Your task is to repeat all of the data exactly while excluding the pictures.

━━ INFORMATION SUPPLIED ━━

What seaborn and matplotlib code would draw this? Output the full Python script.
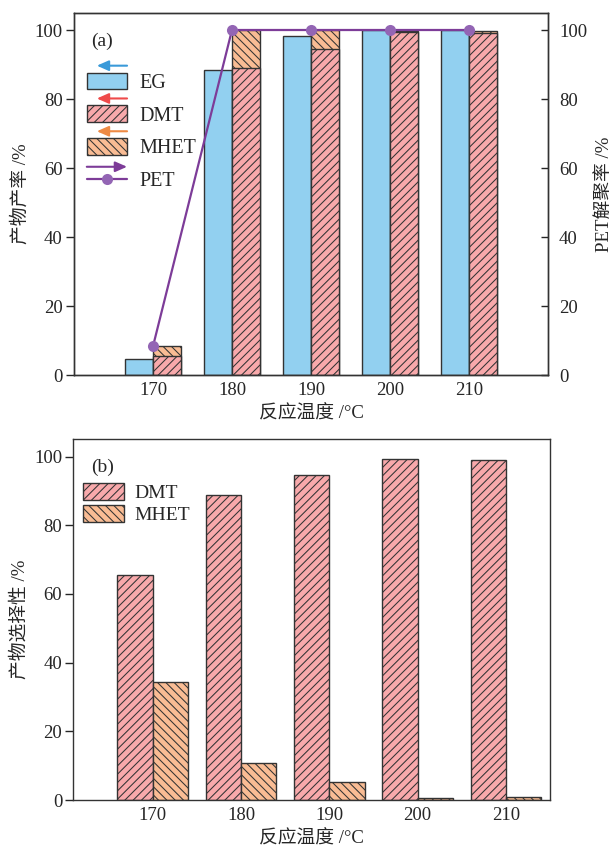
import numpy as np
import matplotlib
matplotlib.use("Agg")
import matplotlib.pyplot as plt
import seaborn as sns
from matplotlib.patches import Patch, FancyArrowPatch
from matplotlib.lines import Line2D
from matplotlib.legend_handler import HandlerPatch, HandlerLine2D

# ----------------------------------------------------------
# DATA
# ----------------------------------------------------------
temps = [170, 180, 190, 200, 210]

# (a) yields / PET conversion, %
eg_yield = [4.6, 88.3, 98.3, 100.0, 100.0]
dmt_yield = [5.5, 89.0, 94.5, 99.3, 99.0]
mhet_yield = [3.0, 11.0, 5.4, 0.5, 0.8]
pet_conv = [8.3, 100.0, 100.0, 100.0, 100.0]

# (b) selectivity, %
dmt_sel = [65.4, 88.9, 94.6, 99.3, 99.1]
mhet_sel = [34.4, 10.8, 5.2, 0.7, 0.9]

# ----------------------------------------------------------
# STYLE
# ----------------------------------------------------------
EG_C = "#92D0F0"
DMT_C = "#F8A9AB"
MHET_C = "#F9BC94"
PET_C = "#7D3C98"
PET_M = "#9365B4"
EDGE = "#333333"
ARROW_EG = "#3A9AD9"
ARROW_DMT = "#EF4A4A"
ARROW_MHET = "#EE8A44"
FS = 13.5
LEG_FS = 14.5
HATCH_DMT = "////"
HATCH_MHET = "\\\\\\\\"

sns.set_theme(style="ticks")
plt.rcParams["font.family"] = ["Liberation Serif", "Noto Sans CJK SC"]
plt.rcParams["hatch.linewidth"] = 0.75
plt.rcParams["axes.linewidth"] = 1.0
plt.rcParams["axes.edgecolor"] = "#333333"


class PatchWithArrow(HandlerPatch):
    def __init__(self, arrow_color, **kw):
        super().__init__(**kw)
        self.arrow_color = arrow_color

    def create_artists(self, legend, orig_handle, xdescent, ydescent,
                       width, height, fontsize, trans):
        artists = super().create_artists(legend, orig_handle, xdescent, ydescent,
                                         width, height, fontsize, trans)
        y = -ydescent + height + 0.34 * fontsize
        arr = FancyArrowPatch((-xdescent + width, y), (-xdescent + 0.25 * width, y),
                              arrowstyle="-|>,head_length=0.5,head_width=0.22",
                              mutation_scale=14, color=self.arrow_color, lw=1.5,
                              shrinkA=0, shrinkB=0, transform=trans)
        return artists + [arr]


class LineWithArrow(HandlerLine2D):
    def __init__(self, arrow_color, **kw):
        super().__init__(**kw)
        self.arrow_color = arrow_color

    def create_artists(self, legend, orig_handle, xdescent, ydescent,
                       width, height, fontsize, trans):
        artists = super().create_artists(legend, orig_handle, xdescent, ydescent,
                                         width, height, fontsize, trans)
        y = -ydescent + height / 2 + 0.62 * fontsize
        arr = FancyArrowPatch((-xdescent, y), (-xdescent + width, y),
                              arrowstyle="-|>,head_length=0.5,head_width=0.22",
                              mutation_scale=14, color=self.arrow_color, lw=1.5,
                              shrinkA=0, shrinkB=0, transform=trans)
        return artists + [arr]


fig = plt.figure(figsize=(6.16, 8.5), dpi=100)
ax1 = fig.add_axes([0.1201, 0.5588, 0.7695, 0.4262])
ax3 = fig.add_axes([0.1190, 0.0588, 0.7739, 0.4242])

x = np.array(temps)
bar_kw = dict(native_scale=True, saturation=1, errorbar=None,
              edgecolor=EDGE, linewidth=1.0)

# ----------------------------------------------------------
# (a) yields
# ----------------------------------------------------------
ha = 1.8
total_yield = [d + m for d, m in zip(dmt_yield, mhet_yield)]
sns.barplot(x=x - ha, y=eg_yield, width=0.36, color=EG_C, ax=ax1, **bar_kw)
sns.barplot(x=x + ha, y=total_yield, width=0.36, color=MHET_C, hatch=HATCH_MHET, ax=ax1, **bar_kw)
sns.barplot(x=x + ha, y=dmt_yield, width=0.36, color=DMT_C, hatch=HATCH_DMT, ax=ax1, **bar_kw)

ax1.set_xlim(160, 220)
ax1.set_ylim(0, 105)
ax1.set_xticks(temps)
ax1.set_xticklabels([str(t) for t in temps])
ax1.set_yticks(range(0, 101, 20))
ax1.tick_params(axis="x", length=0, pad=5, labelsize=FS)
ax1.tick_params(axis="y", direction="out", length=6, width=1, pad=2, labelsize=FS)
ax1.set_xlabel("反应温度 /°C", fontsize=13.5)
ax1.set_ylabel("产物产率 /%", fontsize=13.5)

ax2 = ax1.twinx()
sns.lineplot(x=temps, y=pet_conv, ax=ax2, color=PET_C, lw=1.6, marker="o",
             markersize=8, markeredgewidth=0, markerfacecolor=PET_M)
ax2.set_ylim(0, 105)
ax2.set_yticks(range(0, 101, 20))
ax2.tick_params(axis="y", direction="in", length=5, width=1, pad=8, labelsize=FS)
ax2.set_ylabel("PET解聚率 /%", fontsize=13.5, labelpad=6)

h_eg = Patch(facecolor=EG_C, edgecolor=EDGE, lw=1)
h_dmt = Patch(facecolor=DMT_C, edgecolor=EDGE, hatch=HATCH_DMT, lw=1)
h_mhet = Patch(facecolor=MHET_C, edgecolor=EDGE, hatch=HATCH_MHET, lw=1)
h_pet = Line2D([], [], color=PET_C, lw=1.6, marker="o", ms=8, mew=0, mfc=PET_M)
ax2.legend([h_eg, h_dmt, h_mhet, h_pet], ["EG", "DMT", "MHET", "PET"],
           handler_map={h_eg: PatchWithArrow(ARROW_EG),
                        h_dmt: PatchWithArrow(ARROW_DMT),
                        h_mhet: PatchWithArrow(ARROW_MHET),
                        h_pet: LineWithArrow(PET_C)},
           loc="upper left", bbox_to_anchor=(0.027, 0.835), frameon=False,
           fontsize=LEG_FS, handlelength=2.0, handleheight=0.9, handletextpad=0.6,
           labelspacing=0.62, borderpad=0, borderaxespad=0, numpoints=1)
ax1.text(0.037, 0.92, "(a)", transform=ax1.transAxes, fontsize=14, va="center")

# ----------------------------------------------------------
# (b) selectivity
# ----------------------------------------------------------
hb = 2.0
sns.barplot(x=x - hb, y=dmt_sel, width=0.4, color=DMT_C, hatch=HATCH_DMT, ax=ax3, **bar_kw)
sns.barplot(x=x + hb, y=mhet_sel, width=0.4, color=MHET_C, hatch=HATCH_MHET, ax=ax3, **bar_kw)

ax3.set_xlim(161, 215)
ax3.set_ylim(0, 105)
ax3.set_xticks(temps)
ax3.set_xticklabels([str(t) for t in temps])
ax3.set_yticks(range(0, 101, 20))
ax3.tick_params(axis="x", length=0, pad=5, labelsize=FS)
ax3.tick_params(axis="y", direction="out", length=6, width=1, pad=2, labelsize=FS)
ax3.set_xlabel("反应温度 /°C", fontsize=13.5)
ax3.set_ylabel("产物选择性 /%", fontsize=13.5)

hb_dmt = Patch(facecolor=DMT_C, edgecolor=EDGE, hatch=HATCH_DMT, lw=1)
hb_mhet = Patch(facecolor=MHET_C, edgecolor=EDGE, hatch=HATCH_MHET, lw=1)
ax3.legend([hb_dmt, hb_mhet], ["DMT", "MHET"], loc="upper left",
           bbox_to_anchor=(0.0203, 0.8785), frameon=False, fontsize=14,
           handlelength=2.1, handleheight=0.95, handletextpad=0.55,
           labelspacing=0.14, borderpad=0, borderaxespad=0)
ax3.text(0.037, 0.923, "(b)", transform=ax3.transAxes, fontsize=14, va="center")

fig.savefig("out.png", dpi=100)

━━━

EXERCISE RESPONSE >>
What seaborn and matplotlib code would draw this? Output the full Python script.
import numpy as np
import matplotlib
matplotlib.use("Agg")
import matplotlib.pyplot as plt
import seaborn as sns
from matplotlib.patches import Patch, FancyArrowPatch
from matplotlib.lines import Line2D
from matplotlib.legend_handler import HandlerPatch, HandlerLine2D

# ----------------------------------------------------------
# DATA
# ----------------------------------------------------------
temps = [170, 180, 190, 200, 210]

# (a) yields / PET conversion, %
eg_yield = [4.6, 88.3, 98.3, 100.0, 100.0]
dmt_yield = [5.5, 89.0, 94.5, 99.3, 99.0]
mhet_yield = [3.0, 11.0, 5.4, 0.5, 0.8]
pet_conv = [8.3, 100.0, 100.0, 100.0, 100.0]

# (b) selectivity, %
dmt_sel = [65.4, 88.9, 94.6, 99.3, 99.1]
mhet_sel = [34.4, 10.8, 5.2, 0.7, 0.9]

# ----------------------------------------------------------
# STYLE
# ----------------------------------------------------------
EG_C = "#92D0F0"
DMT_C = "#F8A9AB"
MHET_C = "#F9BC94"
PET_C = "#7D3C98"
PET_M = "#9365B4"
EDGE = "#333333"
ARROW_EG = "#3A9AD9"
ARROW_DMT = "#EF4A4A"
ARROW_MHET = "#EE8A44"
FS = 13.5
LEG_FS = 14.5
HATCH_DMT = "////"
HATCH_MHET = "\\\\\\\\"

sns.set_theme(style="ticks")
plt.rcParams["font.family"] = ["Liberation Serif", "Noto Sans CJK SC"]
plt.rcParams["hatch.linewidth"] = 0.75
plt.rcParams["axes.linewidth"] = 1.0
plt.rcParams["axes.edgecolor"] = "#333333"


class PatchWithArrow(HandlerPatch):
    def __init__(self, arrow_color, **kw):
        super().__init__(**kw)
        self.arrow_color = arrow_color

    def create_artists(self, legend, orig_handle, xdescent, ydescent,
                       width, height, fontsize, trans):
        artists = super().create_artists(legend, orig_handle, xdescent, ydescent,
                                         width, height, fontsize, trans)
        y = -ydescent + height + 0.34 * fontsize
        arr = FancyArrowPatch((-xdescent + width, y), (-xdescent + 0.25 * width, y),
                              arrowstyle="-|>,head_length=0.5,head_width=0.22",
                              mutation_scale=14, color=self.arrow_color, lw=1.5,
                              shrinkA=0, shrinkB=0, transform=trans)
        return artists + [arr]


class LineWithArrow(HandlerLine2D):
    def __init__(self, arrow_color, **kw):
        super().__init__(**kw)
        self.arrow_color = arrow_color

    def create_artists(self, legend, orig_handle, xdescent, ydescent,
                       width, height, fontsize, trans):
        artists = super().create_artists(legend, orig_handle, xdescent, ydescent,
                                         width, height, fontsize, trans)
        y = -ydescent + height / 2 + 0.62 * fontsize
        arr = FancyArrowPatch((-xdescent, y), (-xdescent + width, y),
                              arrowstyle="-|>,head_length=0.5,head_width=0.22",
                              mutation_scale=14, color=self.arrow_color, lw=1.5,
                              shrinkA=0, shrinkB=0, transform=trans)
        return artists + [arr]


fig = plt.figure(figsize=(6.16, 8.5), dpi=100)
ax1 = fig.add_axes([0.1201, 0.5588, 0.7695, 0.4262])
ax3 = fig.add_axes([0.1190, 0.0588, 0.7739, 0.4242])

x = np.array(temps)
bar_kw = dict(native_scale=True, saturation=1, errorbar=None,
              edgecolor=EDGE, linewidth=1.0)

# ----------------------------------------------------------
# (a) yields
# ----------------------------------------------------------
ha = 1.8
total_yield = [d + m for d, m in zip(dmt_yield, mhet_yield)]
sns.barplot(x=x - ha, y=eg_yield, width=0.36, color=EG_C, ax=ax1, **bar_kw)
sns.barplot(x=x + ha, y=total_yield, width=0.36, color=MHET_C, hatch=HATCH_MHET, ax=ax1, **bar_kw)
sns.barplot(x=x + ha, y=dmt_yield, width=0.36, color=DMT_C, hatch=HATCH_DMT, ax=ax1, **bar_kw)

ax1.set_xlim(160, 220)
ax1.set_ylim(0, 105)
ax1.set_xticks(temps)
ax1.set_xticklabels([str(t) for t in temps])
ax1.set_yticks(range(0, 101, 20))
ax1.tick_params(axis="x", length=0, pad=5, labelsize=FS)
ax1.tick_params(axis="y", direction="out", length=6, width=1, pad=2, labelsize=FS)
ax1.set_xlabel("反应温度 /°C", fontsize=13.5)
ax1.set_ylabel("产物产率 /%", fontsize=13.5)

ax2 = ax1.twinx()
sns.lineplot(x=temps, y=pet_conv, ax=ax2, color=PET_C, lw=1.6, marker="o",
             markersize=8, markeredgewidth=0, markerfacecolor=PET_M)
ax2.set_ylim(0, 105)
ax2.set_yticks(range(0, 101, 20))
ax2.tick_params(axis="y", direction="in", length=5, width=1, pad=8, labelsize=FS)
ax2.set_ylabel("PET解聚率 /%", fontsize=13.5, labelpad=6)

h_eg = Patch(facecolor=EG_C, edgecolor=EDGE, lw=1)
h_dmt = Patch(facecolor=DMT_C, edgecolor=EDGE, hatch=HATCH_DMT, lw=1)
h_mhet = Patch(facecolor=MHET_C, edgecolor=EDGE, hatch=HATCH_MHET, lw=1)
h_pet = Line2D([], [], color=PET_C, lw=1.6, marker="o", ms=8, mew=0, mfc=PET_M)
ax2.legend([h_eg, h_dmt, h_mhet, h_pet], ["EG", "DMT", "MHET", "PET"],
           handler_map={h_eg: PatchWithArrow(ARROW_EG),
                        h_dmt: PatchWithArrow(ARROW_DMT),
                        h_mhet: PatchWithArrow(ARROW_MHET),
                        h_pet: LineWithArrow(PET_C)},
           loc="upper left", bbox_to_anchor=(0.027, 0.835), frameon=False,
           fontsize=LEG_FS, handlelength=2.0, handleheight=0.9, handletextpad=0.6,
           labelspacing=0.62, borderpad=0, borderaxespad=0, numpoints=1)
ax1.text(0.037, 0.92, "(a)", transform=ax1.transAxes, fontsize=14, va="center")

# ----------------------------------------------------------
# (b) selectivity
# ----------------------------------------------------------
hb = 2.0
sns.barplot(x=x - hb, y=dmt_sel, width=0.4, color=DMT_C, hatch=HATCH_DMT, ax=ax3, **bar_kw)
sns.barplot(x=x + hb, y=mhet_sel, width=0.4, color=MHET_C, hatch=HATCH_MHET, ax=ax3, **bar_kw)

ax3.set_xlim(161, 215)
ax3.set_ylim(0, 105)
ax3.set_xticks(temps)
ax3.set_xticklabels([str(t) for t in temps])
ax3.set_yticks(range(0, 101, 20))
ax3.tick_params(axis="x", length=0, pad=5, labelsize=FS)
ax3.tick_params(axis="y", direction="out", length=6, width=1, pad=2, labelsize=FS)
ax3.set_xlabel("反应温度 /°C", fontsize=13.5)
ax3.set_ylabel("产物选择性 /%", fontsize=13.5)

hb_dmt = Patch(facecolor=DMT_C, edgecolor=EDGE, hatch=HATCH_DMT, lw=1)
hb_mhet = Patch(facecolor=MHET_C, edgecolor=EDGE, hatch=HATCH_MHET, lw=1)
ax3.legend([hb_dmt, hb_mhet], ["DMT", "MHET"], loc="upper left",
           bbox_to_anchor=(0.0203, 0.8785), frameon=False, fontsize=14,
           handlelength=2.1, handleheight=0.95, handletextpad=0.55,
           labelspacing=0.14, borderpad=0, borderaxespad=0)
ax3.text(0.037, 0.923, "(b)", transform=ax3.transAxes, fontsize=14, va="center")

fig.savefig("out.png", dpi=100)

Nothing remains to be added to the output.